In recent years, the intersection of finance and technology has given rise to a transformative wave, reshaping the landscape of traditional financial systems. This chapter delves into the dynamic realm of computational finance, exploring the profound impact of disruptive technologies on established practices, processes, and paradigms within the financial industry (Hickey & Conway, 2021). As we navigate through an era characterized by rapid technological advancement, it becomes evident that these innovations are not mere catalysts but rather formidable forces that are fundamentally altering the way financial transactions are executed, risks are managed, and decisions are made.

1.1 Computational Finance

Computational Finance is an interdisciplinary field that leverages mathematical techniques, statistical methods, and computational tools to analyze and solve complex financial problems. It resides at the intersection of finance, mathematics, and computer science, aiming to develop models, algorithms, and numerical solutions to address challenges in the financial industry (in ’t Hout et al., 2018; Mathis & Almarzoqi, 2022). At its core, Computational Finance seeks to enhance decision-making processes, risk management, and the understanding of financial markets through the application of advanced computational methods. This field emerged in response to the increasing complexity of financial instruments, the growing volume of financial data, and the need for more sophisticated modeling techniques to capture the dynamics of financial markets (Serov & Vasiliev, 2023; Trapletti & Hornik, 2017).
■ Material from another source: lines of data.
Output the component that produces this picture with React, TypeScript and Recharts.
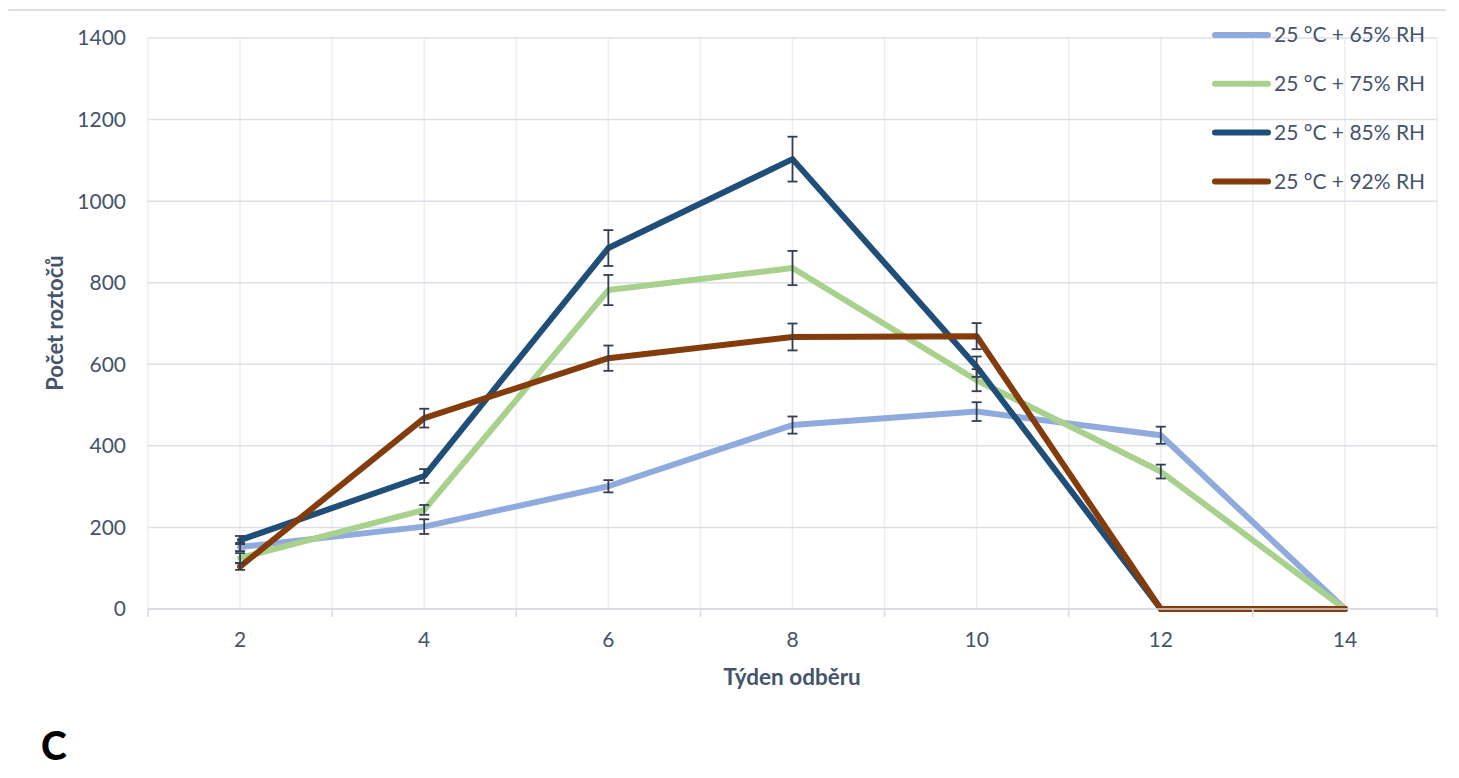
import React from 'react';
import { LineChart, Line, XAxis, YAxis, CartesianGrid, ErrorBar } from 'recharts';

const weeks = [2, 4, 6, 8, 10, 12, 14];
const rh65 = [152, 202, 301, 451, 484, 426, 0];
const rh65Err = [10, 18, 15, 21, 23, 21, 0];
const rh75 = [125, 243, 782, 836, 561, 337, 0];
const rh75Err = [12, 12, 37, 42, 27, 17, 0];
const rh85 = [169, 326, 885, 1103, 594, 0, 0];
const rh85Err = [10, 17, 44, 55, 25, 0, 0];
const rh92 = [104, 468, 615, 667, 669, 0, 0];
const rh92Err = [8, 23, 31, 33, 32, 0, 0];

const yTicks = [0, 200, 400, 600, 800, 1000, 1200, 1400];
const xLabelTicks = [2, 4, 6, 8, 10, 12, 14];
const gridTicks = [1, 2, 3, 4, 5, 6, 7, 8, 9, 10, 11, 12, 13, 14, 15];

const seriesNames = ['25 °C + 65% RH', '25 °C + 75% RH', '25 °C + 85% RH', '25 °C + 92% RH'];
const seriesKeys = ['rh65', 'rh75', 'rh85', 'rh92'];
const seriesColors = ['#8FAADC', '#A9D18E', '#1F4E79', '#843C0C'];

const xTitle = 'Týden odběru';
const yTitle = 'Počet roztočů';
const panelLabel = 'C';

const data = weeks.map((w, i) => ({
  week: w,
  rh65: rh65[i], rh65Err: rh65Err[i],
  rh75: rh75[i], rh75Err: rh75Err[i],
  rh85: rh85[i], rh85Err: rh85Err[i],
  rh92: rh92[i], rh92Err: rh92Err[i],
}));

const FONT = 'Lato, "Open Sans", sans-serif';
const TEXT = '#44546A';
const AXIS = '#D6DAE1';

const XTick = (props: any) => {
  const { x, y, payload } = props;
  const v = payload.value;
  if (xLabelTicks.indexOf(v) === -1) {
    return <line x1={x} y1={y} x2={x} y2={y + 8} stroke={AXIS} strokeWidth={1.5} />;
  }
  return (
    <text x={x} y={y + 38} textAnchor="middle" fill={TEXT} fontSize={21} fontFamily={FONT}>
      {v}
    </text>
  );
};

const YTick = (props: any) => {
  const { x, y, payload } = props;
  return (
    <text x={x - 22} y={y} dy="0.355em" textAnchor="end" fill={TEXT} fontSize={21} fontFamily={FONT}>
      {payload.value}
    </text>
  );
};

export default function App() {
  const W = 1451;
  const H = 760;
  return (
    <div style={{ position: 'relative', width: W, height: H }}>
      <div
        style={{
          position: 'absolute', left: -2, top: 1, width: 1440, height: 755,
          borderLeft: '2px solid #DDE1E7', borderTop: '2px solid #DDE1E7', boxSizing: 'border-box',
        }}
      />
      <div style={{ position: 'absolute', left: 0, top: 0 }}>
        <LineChart width={W} height={H} data={data} margin={{ top: 30, right: 22, bottom: 129, left: 80 }}>
          <CartesianGrid horizontal={false} vertical={true} stroke="#ECEEF2" strokeWidth={1.5} />
          <CartesianGrid horizontal={true} vertical={false} stroke="#DCE0E6" strokeWidth={1.5} />
          <XAxis
            dataKey="week"
            type="number"
            domain={[1, 15]}
            ticks={gridTicks}
            interval={0}
            tickSize={0}
            tickMargin={0}
            tickLine={false}
            axisLine={{ stroke: AXIS, strokeWidth: 1.5 }}
            tick={<XTick />}
            height={30}
          />
          <YAxis
            type="number"
            domain={[0, 1400]}
            ticks={yTicks}
            interval={0}
            tickSize={0}
            tickMargin={0}
            tickLine={false}
            axisLine={false}
            tick={<YTick />}
            width={60}
          />
          {seriesKeys.map((k, i) => (
            <Line
              key={k}
              dataKey={k}
              name={seriesNames[i]}
              stroke={seriesColors[i]}
              strokeWidth={6}
              strokeLinejoin="round"
              strokeLinecap="round"
              dot={false}
              activeDot={false}
              isAnimationActive={false}
            />
          ))}
          {seriesKeys.map((k) => (
            <Line
              key={k + '-err'}
              dataKey={k}
              stroke="none"
              dot={false}
              activeDot={false}
              legendType="none"
              isAnimationActive={false}
            >
              <ErrorBar dataKey={k + 'Err'} width={5} stroke="#333F50" strokeWidth={1.8} direction="y" />
            </Line>
          ))}
        </LineChart>
      </div>
      <svg
        width={W}
        height={H}
        style={{ position: 'absolute', left: 0, top: 0, pointerEvents: 'none' }}
      >
        {seriesNames.map((n, i) => {
          const cy = 27 + i * 48.8;
          return (
            <g key={n}>
              <line x1={1207} y1={cy} x2={1260} y2={cy} stroke={seriesColors[i]} strokeWidth={6} strokeLinecap="round" />
              <text x={1266} y={cy} dy="0.355em" fill={TEXT} fontSize={21} fontFamily={FONT}>
                {n}
              </text>
            </g>
          );
        })}
        <text x={784} y={669} dy="0.355em" textAnchor="middle" fill={TEXT} fontSize={22.5} fontWeight="bold" fontFamily={FONT}>
          {xTitle}
        </text>
        <text
          x={47}
          y={315}
          dy="0.355em"
          textAnchor="middle"
          fill={TEXT}
          fontSize={22}
          fontWeight="bold"
          fontFamily={FONT}
          transform="rotate(-90 47 315)"
        >
          {yTitle}
        </text>
        <text x={33} y={752} fill="#000000" fontSize={39} fontWeight={900} fontFamily={FONT}>
          {panelLabel}
        </text>
      </svg>
    </div>
  );
}
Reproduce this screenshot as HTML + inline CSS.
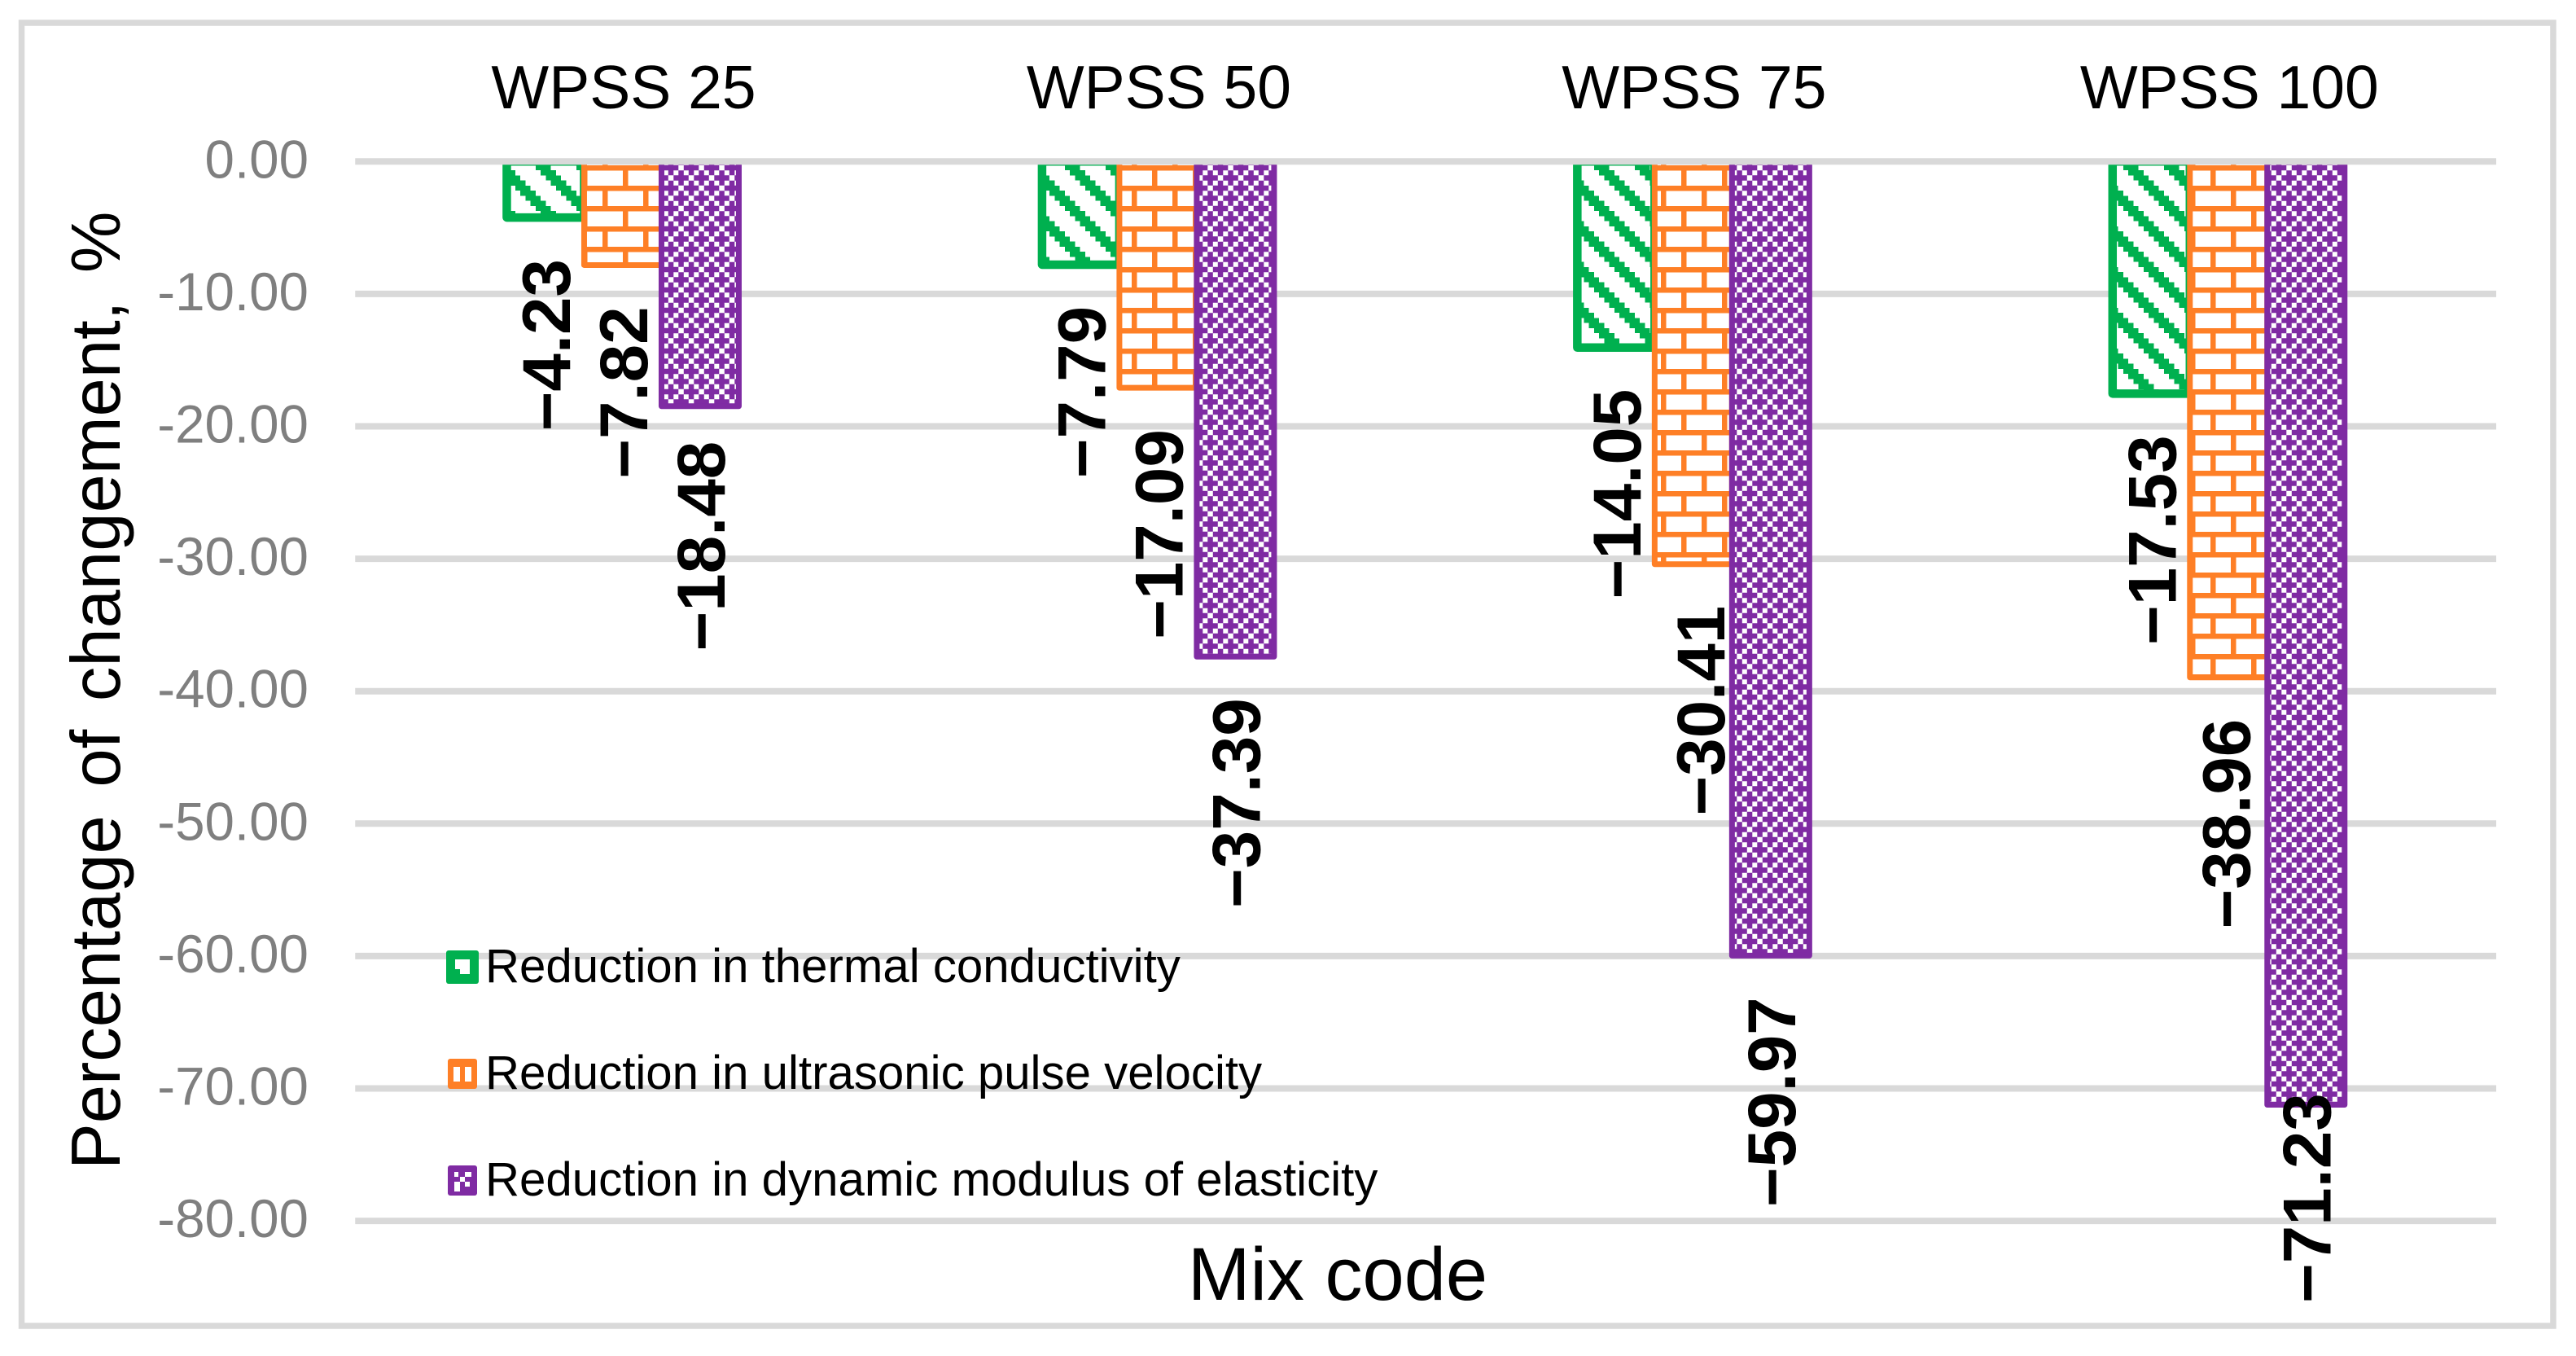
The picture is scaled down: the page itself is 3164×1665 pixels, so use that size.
<!DOCTYPE html>
<html lang="en">
<head>
<meta charset="utf-8">
<title>Percentage of changement by mix code</title>
<style>
html,body{margin:0;padding:0;background:#fff;}
svg{display:block;font-family:"Liberation Sans",sans-serif;}
.grid{stroke:#d9d9d9;stroke-width:8;}
.tick{fill:#7f7f7f;font-size:65.5px;text-anchor:end;}
.cat{fill:#000;font-size:75px;text-anchor:middle;}
.dl{fill:#000;font-size:83.5px;font-weight:bold;text-anchor:end;}
.bar{stroke-linejoin:round;}
.bar-s0{fill:url(#pat-green);stroke:#00b04f;stroke-width:10.5;}
.bar-s1{fill:url(#pat-orange);stroke:#fe7f26;stroke-width:7;}
.bar-s2{fill:url(#pat-purple);stroke:#7f2ba3;stroke-width:7;}
</style>
</head>
<body>
<svg id="chart" xmlns="http://www.w3.org/2000/svg" width="3164" height="1665" viewBox="0 0 3164 1665">
<defs>
<clipPath id="bar-clip"><rect x="0" y="198" width="3164" height="1467"/></clipPath>
<pattern id="pat-green" patternUnits="userSpaceOnUse" width="8" height="8" patternTransform="translate(14 209) scale(6.25)">
<rect width="8" height="8" fill="#fff"/>
<path fill="#00b04f" shape-rendering="crispEdges" d="M0 0h3v1h-3zM1 1h3v1h-3zM2 2h3v1h-3zM3 3h3v1h-3zM4 4h3v1h-3zM5 5h3v1h-3zM6 6h2v1h-2zM0 6h1v1h-1zM7 7h1v1h-1zM0 7h2v1h-2z"/>
</pattern>
<pattern id="pat-orange" patternUnits="userSpaceOnUse" width="8" height="8" patternTransform="translate(15 203) scale(6.25)">
<rect width="8" height="8" fill="#fff"/>
<path fill="#fe7f26" shape-rendering="crispEdges" d="M0 0h8v1h-8zM0 1h1v3h-1zM0 4h8v1h-8zM4 5h1v3h-1z"/>
</pattern>
<pattern id="pat-purple" patternUnits="userSpaceOnUse" width="4" height="4" patternTransform="translate(20.8 202.75) scale(6.25)">
<rect width="4" height="4" fill="#7f2ba3"/>
<path fill="#fff" shape-rendering="crispEdges" d="M2 0h1v1h-1zM1 1h1v1h-1zM3 1h1v1h-1zM0 2h1v1h-1zM1 3h1v1h-1zM3 3h1v1h-1z"/>
</pattern>
</defs>
<rect x="0" y="0" width="3164" height="1665" fill="#fff"/>
<rect x="26.5" y="28" width="3109.5" height="1600" fill="none" stroke="#d9d9d9" stroke-width="7.5"/>
<g id="grid-layer"></g>
<g id="tick-layer"></g>
<g id="bar-layer" clip-path="url(#bar-clip)"></g>
<g id="axis-layer"></g>
<g id="cat-layer"></g>
<text transform="translate(147 1436) rotate(-90)" text-anchor="start" font-size="85" word-spacing="11" fill="#000">Percentage of changement, %</text>
<text x="1643" y="1596" text-anchor="middle" font-size="92" fill="#000">Mix code</text>
<g>
<g>
<rect x="548" y="1167" width="40" height="41" rx="3" fill="#00b04f"/>
<path d="M559 1178h18v18h-12v-6h-6z" fill="#fff"/>
<text x="596" y="1206" font-size="58.2" fill="#000">Reduction in thermal conductivity</text>
</g>
<g>
<rect x="550" y="1300" width="36" height="37" rx="3" fill="#fe7f26"/>
<path d="M557 1310h8v18h-8zM571 1310h8v18h-8z" fill="#fff"/>
<text x="596" y="1337" font-size="58.2" fill="#000">Reduction in ultrasonic pulse velocity</text>
</g>
<g>
<rect x="550" y="1431" width="36" height="37" rx="3" fill="#7f2ba3"/>
<path d="M558 1439h5v6h-5zM571 1439h8v6h-8zM565 1445h6v6h-6zM558 1451h7v6h-7zM558 1457h7v6h-7zM571 1451h6v6h-6z" fill="#fff"/>
<text x="596" y="1468" font-size="58.2" fill="#000">Reduction in dynamic modulus of elasticity</text>
</g>
</g>
<g id="label-layer"></g>
</svg>
<script>
const categories = ["WPSS 25", "WPSS 50", "WPSS 75", "WPSS 100"];
const thermalConductivity = [-4.23, -7.79, -14.05, -17.53];
const ultrasonicPulseVelocity = [-7.82, -17.09, -30.41, -38.96];
const dynamicModulus = [-18.48, -37.39, -59.97, -71.23];
const yTicks = [0, -10, -20, -30, -40, -50, -60, -70, -80];

const seriesList = [thermalConductivity, ultrasonicPulseVelocity, dynamicModulus];
const NS = "http://www.w3.org/2000/svg";
const plotLeft = 436.25, plotRight = 3066, zeroY = 198.3, perUnit = 16.26;
const barStep = 95, labelGap = 51, labelFloor = 1600;

function yScale(v) { return zeroY - v * perUnit; }
function catCenter(i) { return plotLeft + (plotRight - plotLeft) * (i + 0.5) / categories.length; }
function barLeft(i, s) { return catCenter(i) + (s - seriesList.length / 2) * barStep; }
/* hand-dragged labels in the source chart */
function labelShiftY(s, i) { return (s === 2 && i === 0) ? -8 : 0; }
function labelShiftX(s, i) {
  if (s === 1 && i === 2) return 8;
  if (s === 1 && i === 3) return -4;
  return 0;
}

const gridLayer = document.getElementById("grid-layer");
const tickLayer = document.getElementById("tick-layer");
const barLayer = document.getElementById("bar-layer");
const axisLayer = document.getElementById("axis-layer");
const catLayer = document.getElementById("cat-layer");
const labelLayer = document.getElementById("label-layer");

yTicks.forEach(function (t) {
  if (t !== 0) {
    const line = document.createElementNS(NS, "line");
    line.setAttribute("class", "grid");
    line.setAttribute("x1", plotLeft);
    line.setAttribute("x2", plotRight);
    line.setAttribute("y1", yScale(t));
    line.setAttribute("y2", yScale(t));
    
    
    gridLayer.appendChild(line);
  }
  const label = document.createElementNS(NS, "text");
  label.setAttribute("class", "tick");
  label.setAttribute("x", 379);
  label.setAttribute("y", yScale(t) + 20);
  label.textContent = t.toFixed(2);
  
  
  tickLayer.appendChild(label);
});

seriesList.forEach(function (values, s) {
  values.forEach(function (v, i) {
    const bar = document.createElementNS(NS, "rect");
    bar.setAttribute("class", "bar bar-s" + s);
    bar.setAttribute("x", barLeft(i, s));
    bar.setAttribute("y", zeroY);
    bar.setAttribute("width", barStep);
    bar.setAttribute("height", yScale(v) - zeroY);
    
    
    barLayer.appendChild(bar);
  });
});

const zeroLine = document.createElementNS(NS, "line");
zeroLine.setAttribute("class", "grid");
zeroLine.setAttribute("x1", plotLeft);
zeroLine.setAttribute("x2", plotRight);
zeroLine.setAttribute("y1", yScale(0));
zeroLine.setAttribute("y2", yScale(0));


axisLayer.appendChild(zeroLine);

categories.forEach(function (c, i) {
  const label = document.createElementNS(NS, "text");
  label.setAttribute("class", "cat");
  label.setAttribute("x", catCenter(i) + 1);
  label.setAttribute("y", 133);
  label.textContent = c;
  
  
  catLayer.appendChild(label);
});

seriesList.forEach(function (values, s) {
  values.forEach(function (v, i) {
    const label = document.createElementNS(NS, "text");
    label.setAttribute("class", "dl");
    label.textContent = v.toFixed(2).replace("-", "\u2212");
    
    
    labelLayer.appendChild(label);
    const len = label.getComputedTextLength();
    const top = Math.min(yScale(v) + labelGap + labelShiftY(s, i), labelFloor - len);
    const cx = barLeft(i, s) + barStep / 2 + 30 + labelShiftX(s, i);
    label.setAttribute("transform", "translate(" + cx + " " + top + ") rotate(-90)");
  });
});
</script>
</body>
</html>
1.2 The Key Components of Computational Finance Include

Mathematical Models: Computational Finance relies on mathematical models to describe and understand financial phenomena. These models may range from simple ones, such as the Black-Scholes model for option pricing, to more complex models that account for factors like market frictions, transaction costs, and behavioral aspects.

Numerical Methods: Given the mathematical complexity of financial models, numerical methods play a crucial role in solving equations and simulating financial scenarios. Techniques such as finite difference methods, Monte Carlo simulations, and optimization algorithms are commonly employed to obtain numerical solutions.

Statistical Analysis: Computational Finance heavily incorporates statistical methods for data analysis, risk assessment, and model validation. Techniques like time series analysis, regression analysis, and econometrics help in extracting meaningful insights from financial data.

Algorithmic Trading: One practical application of Computational Finance is in the development of algorithmic trading strategies. Automated trading systems use computational algorithms to make real-time trading decisions, leveraging quantitative models and high-frequency data.

Risk Management: Computational Finance provides tools for assessing and managing financial risk. This includes the development of risk models, stress testing, and scenario analysis to evaluate the impact of various factors on the financial performance of portfolios and institutions.

Machine Learning: With the advent of big data, machine learning techniques have gained prominence in Computational Finance (Chiu, 2016). Algorithms such as neural networks, support vector machines, and ensemble methods are employed for tasks like predictive modeling, credit scoring, and fraud detection.